* _Goal of the exercise_: Output the full listing below exactly as it reads, and skip anything that is a picture.

* _Supplied material_:
|---|
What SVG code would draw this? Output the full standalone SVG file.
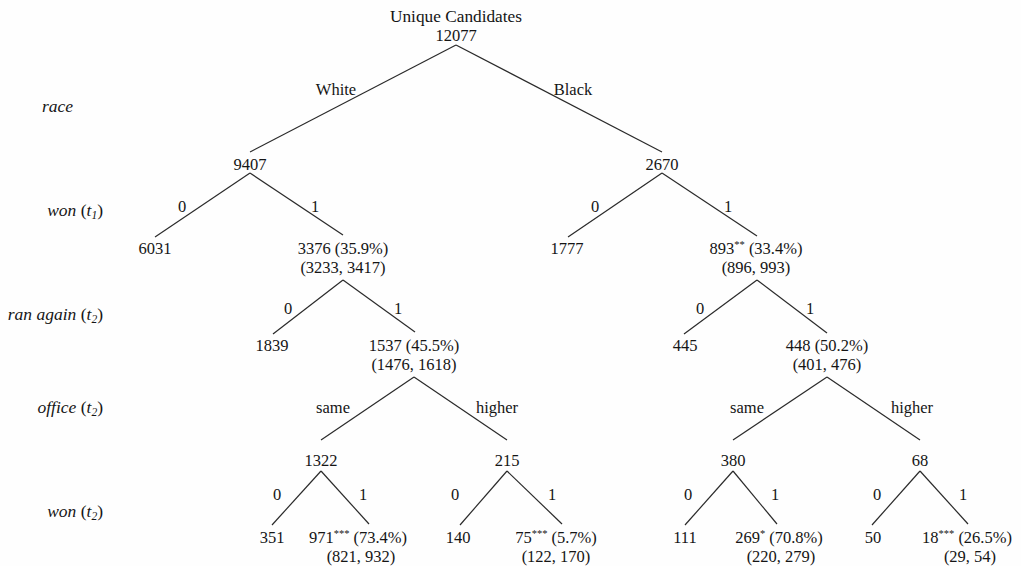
<svg xmlns="http://www.w3.org/2000/svg" width="1021" height="566" viewBox="0 0 1021 566">
<style>
text{font-family:"Liberation Serif","DejaVu Serif",serif;font-size:16.5px;fill:#151515;}
.n{text-anchor:middle;}
.e{text-anchor:middle;}
.r{text-anchor:end;font-style:italic;font-size:17.5px;}
.u{font-style:normal;}
.sub{font-size:11.5px;}
.sup{font-size:10.5px;}
.big{font-size:17.3px;}
#connectors line{stroke:#2a2a2a;stroke-width:1.2;}
</style>
<rect width="1021" height="566" fill="#fefefe"/>
<g id="row-labels">
<text class="r" x="73" y="112">race</text>
<text class="r" x="103" y="216">won <tspan class="u">(</tspan>t<tspan class="sub" dy="3">1</tspan><tspan class="u" dy="-3">)</tspan></text>
<text class="r" x="103" y="320">ran again <tspan class="u">(</tspan>t<tspan class="sub" dy="3">2</tspan><tspan class="u" dy="-3">)</tspan></text>
<text class="r" x="103" y="413">office <tspan class="u">(</tspan>t<tspan class="sub" dy="3">2</tspan><tspan class="u" dy="-3">)</tspan></text>
<text class="r" x="103" y="517">won <tspan class="u">(</tspan>t<tspan class="sub" dy="3">2</tspan><tspan class="u" dy="-3">)</tspan></text>
</g>
<g id="connectors">
<line x1="456" y1="45" x2="250" y2="152"/>
<line x1="456" y1="45" x2="662" y2="152"/>
<line x1="250" y1="173" x2="155" y2="237"/>
<line x1="250" y1="173" x2="343" y2="235"/>
<line x1="662" y1="173" x2="568" y2="237"/>
<line x1="662" y1="173" x2="757" y2="236"/>
<line x1="343" y1="280" x2="273" y2="334"/>
<line x1="343" y1="280" x2="415" y2="332"/>
<line x1="757" y1="280" x2="684" y2="334"/>
<line x1="757" y1="280" x2="827" y2="333"/>
<line x1="414" y1="377" x2="321" y2="440"/>
<line x1="414" y1="377" x2="507" y2="440"/>
<line x1="827" y1="377" x2="733" y2="440"/>
<line x1="827" y1="377" x2="920" y2="440"/>
<line x1="321" y1="471" x2="272" y2="525"/>
<line x1="321" y1="471" x2="369" y2="524"/>
<line x1="507" y1="471" x2="460" y2="525"/>
<line x1="507" y1="471" x2="562" y2="524"/>
<line x1="733" y1="471" x2="685" y2="525"/>
<line x1="733" y1="471" x2="777" y2="524"/>
<line x1="920" y1="471" x2="872" y2="525"/>
<line x1="920" y1="471" x2="968" y2="524"/>
</g>
<g id="edge-labels">
<text class="e" x="336" y="95">White</text>
<text class="e" x="573" y="95">Black</text>
<text class="e" x="182" y="212">0</text>
<text class="e" x="315" y="212">1</text>
<text class="e" x="595" y="212">0</text>
<text class="e" x="728" y="212">1</text>
<text class="e" x="288" y="314">0</text>
<text class="e" x="398" y="314">1</text>
<text class="e" x="700" y="314">0</text>
<text class="e" x="810" y="314">1</text>
<text class="e" x="333" y="413">same</text>
<text class="e" x="497" y="413">higher</text>
<text class="e" x="747" y="413">same</text>
<text class="e" x="912" y="413">higher</text>
<text class="e" x="277" y="500">0</text>
<text class="e" x="363" y="500">1</text>
<text class="e" x="455" y="500">0</text>
<text class="e" x="552" y="500">1</text>
<text class="e" x="688" y="500">0</text>
<text class="e" x="775" y="500">1</text>
<text class="e" x="877" y="500">0</text>
<text class="e" x="963" y="500">1</text>
</g>
<g id="root"><text class="n big" x="456" y="22">Unique Candidates</text><text class="n" x="456" y="41">12077</text></g>
<g id="n-white"><text class="n" x="250" y="170">9407</text></g>
<g id="n-black"><text class="n" x="662" y="170">2670</text></g>
<g id="n-w-won0"><text class="n" x="155" y="254">6031</text></g>
<g id="n-w-won1"><text class="n" x="343" y="254">3376 (35.9%)</text><text class="n" x="343" y="273">(3233, 3417)</text></g>
<g id="n-b-won0"><text class="n" x="567" y="254">1777</text></g>
<g id="n-b-won1"><text class="n" x="756" y="254">893<tspan class="sup" dy="-6">**</tspan><tspan dy="6"> (33.4%)</tspan></text><text class="n" x="756" y="273">(896, 993)</text></g>
<g id="n-w-ran0"><text class="n" x="272" y="351">1839</text></g>
<g id="n-w-ran1"><text class="n" x="414" y="351">1537 (45.5%)</text><text class="n" x="414" y="370">(1476, 1618)</text></g>
<g id="n-b-ran0"><text class="n" x="685" y="351">445</text></g>
<g id="n-b-ran1"><text class="n" x="827" y="351">448 (50.2%)</text><text class="n" x="827" y="370">(401, 476)</text></g>
<g id="n-w-same"><text class="n" x="321" y="466">1322</text></g>
<g id="n-w-higher"><text class="n" x="507" y="466">215</text></g>
<g id="n-b-same"><text class="n" x="733" y="466">380</text></g>
<g id="n-b-higher"><text class="n" x="920" y="466">68</text></g>
<g id="n-ws-0"><text class="n" x="272" y="543">351</text></g>
<g id="n-ws-1"><text class="n" x="358" y="543">971<tspan class="sup" dy="-6">***</tspan><tspan dy="6"> (73.4%)</tspan></text><text class="n" x="361" y="562">(821, 932)</text></g>
<g id="n-wh-0"><text class="n" x="458" y="543">140</text></g>
<g id="n-wh-1"><text class="n" x="556" y="543">75<tspan class="sup" dy="-6">***</tspan><tspan dy="6"> (5.7%)</tspan></text><text class="n" x="556" y="562">(122, 170)</text></g>
<g id="n-bs-0"><text class="n" x="685" y="543">111</text></g>
<g id="n-bs-1"><text class="n" x="779" y="543">269<tspan class="sup" dy="-6">*</tspan><tspan dy="6"> (70.8%)</tspan></text><text class="n" x="781" y="562">(220, 279)</text></g>
<g id="n-bh-0"><text class="n" x="873" y="543">50</text></g>
<g id="n-bh-1"><text class="n" x="967" y="543">18<tspan class="sup" dy="-6">***</tspan><tspan dy="6"> (26.5%)</tspan></text><text class="n" x="970" y="562">(29, 54)</text></g>
</svg>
|---|
* _Result_:
What SVG code would draw this? Output the full standalone SVG file.
<svg xmlns="http://www.w3.org/2000/svg" width="1021" height="566" viewBox="0 0 1021 566">
<style>
text{font-family:"Liberation Serif","DejaVu Serif",serif;font-size:16.5px;fill:#151515;}
.n{text-anchor:middle;}
.e{text-anchor:middle;}
.r{text-anchor:end;font-style:italic;font-size:17.5px;}
.u{font-style:normal;}
.sub{font-size:11.5px;}
.sup{font-size:10.5px;}
.big{font-size:17.3px;}
#connectors line{stroke:#2a2a2a;stroke-width:1.2;}
</style>
<rect width="1021" height="566" fill="#fefefe"/>
<g id="row-labels">
<text class="r" x="73" y="112">race</text>
<text class="r" x="103" y="216">won <tspan class="u">(</tspan>t<tspan class="sub" dy="3">1</tspan><tspan class="u" dy="-3">)</tspan></text>
<text class="r" x="103" y="320">ran again <tspan class="u">(</tspan>t<tspan class="sub" dy="3">2</tspan><tspan class="u" dy="-3">)</tspan></text>
<text class="r" x="103" y="413">office <tspan class="u">(</tspan>t<tspan class="sub" dy="3">2</tspan><tspan class="u" dy="-3">)</tspan></text>
<text class="r" x="103" y="517">won <tspan class="u">(</tspan>t<tspan class="sub" dy="3">2</tspan><tspan class="u" dy="-3">)</tspan></text>
</g>
<g id="connectors">
<line x1="456" y1="45" x2="250" y2="152"/>
<line x1="456" y1="45" x2="662" y2="152"/>
<line x1="250" y1="173" x2="155" y2="237"/>
<line x1="250" y1="173" x2="343" y2="235"/>
<line x1="662" y1="173" x2="568" y2="237"/>
<line x1="662" y1="173" x2="757" y2="236"/>
<line x1="343" y1="280" x2="273" y2="334"/>
<line x1="343" y1="280" x2="415" y2="332"/>
<line x1="757" y1="280" x2="684" y2="334"/>
<line x1="757" y1="280" x2="827" y2="333"/>
<line x1="414" y1="377" x2="321" y2="440"/>
<line x1="414" y1="377" x2="507" y2="440"/>
<line x1="827" y1="377" x2="733" y2="440"/>
<line x1="827" y1="377" x2="920" y2="440"/>
<line x1="321" y1="471" x2="272" y2="525"/>
<line x1="321" y1="471" x2="369" y2="524"/>
<line x1="507" y1="471" x2="460" y2="525"/>
<line x1="507" y1="471" x2="562" y2="524"/>
<line x1="733" y1="471" x2="685" y2="525"/>
<line x1="733" y1="471" x2="777" y2="524"/>
<line x1="920" y1="471" x2="872" y2="525"/>
<line x1="920" y1="471" x2="968" y2="524"/>
</g>
<g id="edge-labels">
<text class="e" x="336" y="95">White</text>
<text class="e" x="573" y="95">Black</text>
<text class="e" x="182" y="212">0</text>
<text class="e" x="315" y="212">1</text>
<text class="e" x="595" y="212">0</text>
<text class="e" x="728" y="212">1</text>
<text class="e" x="288" y="314">0</text>
<text class="e" x="398" y="314">1</text>
<text class="e" x="700" y="314">0</text>
<text class="e" x="810" y="314">1</text>
<text class="e" x="333" y="413">same</text>
<text class="e" x="497" y="413">higher</text>
<text class="e" x="747" y="413">same</text>
<text class="e" x="912" y="413">higher</text>
<text class="e" x="277" y="500">0</text>
<text class="e" x="363" y="500">1</text>
<text class="e" x="455" y="500">0</text>
<text class="e" x="552" y="500">1</text>
<text class="e" x="688" y="500">0</text>
<text class="e" x="775" y="500">1</text>
<text class="e" x="877" y="500">0</text>
<text class="e" x="963" y="500">1</text>
</g>
<g id="root"><text class="n big" x="456" y="22">Unique Candidates</text><text class="n" x="456" y="41">12077</text></g>
<g id="n-white"><text class="n" x="250" y="170">9407</text></g>
<g id="n-black"><text class="n" x="662" y="170">2670</text></g>
<g id="n-w-won0"><text class="n" x="155" y="254">6031</text></g>
<g id="n-w-won1"><text class="n" x="343" y="254">3376 (35.9%)</text><text class="n" x="343" y="273">(3233, 3417)</text></g>
<g id="n-b-won0"><text class="n" x="567" y="254">1777</text></g>
<g id="n-b-won1"><text class="n" x="756" y="254">893<tspan class="sup" dy="-6">**</tspan><tspan dy="6"> (33.4%)</tspan></text><text class="n" x="756" y="273">(896, 993)</text></g>
<g id="n-w-ran0"><text class="n" x="272" y="351">1839</text></g>
<g id="n-w-ran1"><text class="n" x="414" y="351">1537 (45.5%)</text><text class="n" x="414" y="370">(1476, 1618)</text></g>
<g id="n-b-ran0"><text class="n" x="685" y="351">445</text></g>
<g id="n-b-ran1"><text class="n" x="827" y="351">448 (50.2%)</text><text class="n" x="827" y="370">(401, 476)</text></g>
<g id="n-w-same"><text class="n" x="321" y="466">1322</text></g>
<g id="n-w-higher"><text class="n" x="507" y="466">215</text></g>
<g id="n-b-same"><text class="n" x="733" y="466">380</text></g>
<g id="n-b-higher"><text class="n" x="920" y="466">68</text></g>
<g id="n-ws-0"><text class="n" x="272" y="543">351</text></g>
<g id="n-ws-1"><text class="n" x="358" y="543">971<tspan class="sup" dy="-6">***</tspan><tspan dy="6"> (73.4%)</tspan></text><text class="n" x="361" y="562">(821, 932)</text></g>
<g id="n-wh-0"><text class="n" x="458" y="543">140</text></g>
<g id="n-wh-1"><text class="n" x="556" y="543">75<tspan class="sup" dy="-6">***</tspan><tspan dy="6"> (5.7%)</tspan></text><text class="n" x="556" y="562">(122, 170)</text></g>
<g id="n-bs-0"><text class="n" x="685" y="543">111</text></g>
<g id="n-bs-1"><text class="n" x="779" y="543">269<tspan class="sup" dy="-6">*</tspan><tspan dy="6"> (70.8%)</tspan></text><text class="n" x="781" y="562">(220, 279)</text></g>
<g id="n-bh-0"><text class="n" x="873" y="543">50</text></g>
<g id="n-bh-1"><text class="n" x="967" y="543">18<tspan class="sup" dy="-6">***</tspan><tspan dy="6"> (26.5%)</tspan></text><text class="n" x="970" y="562">(29, 54)</text></g>
</svg>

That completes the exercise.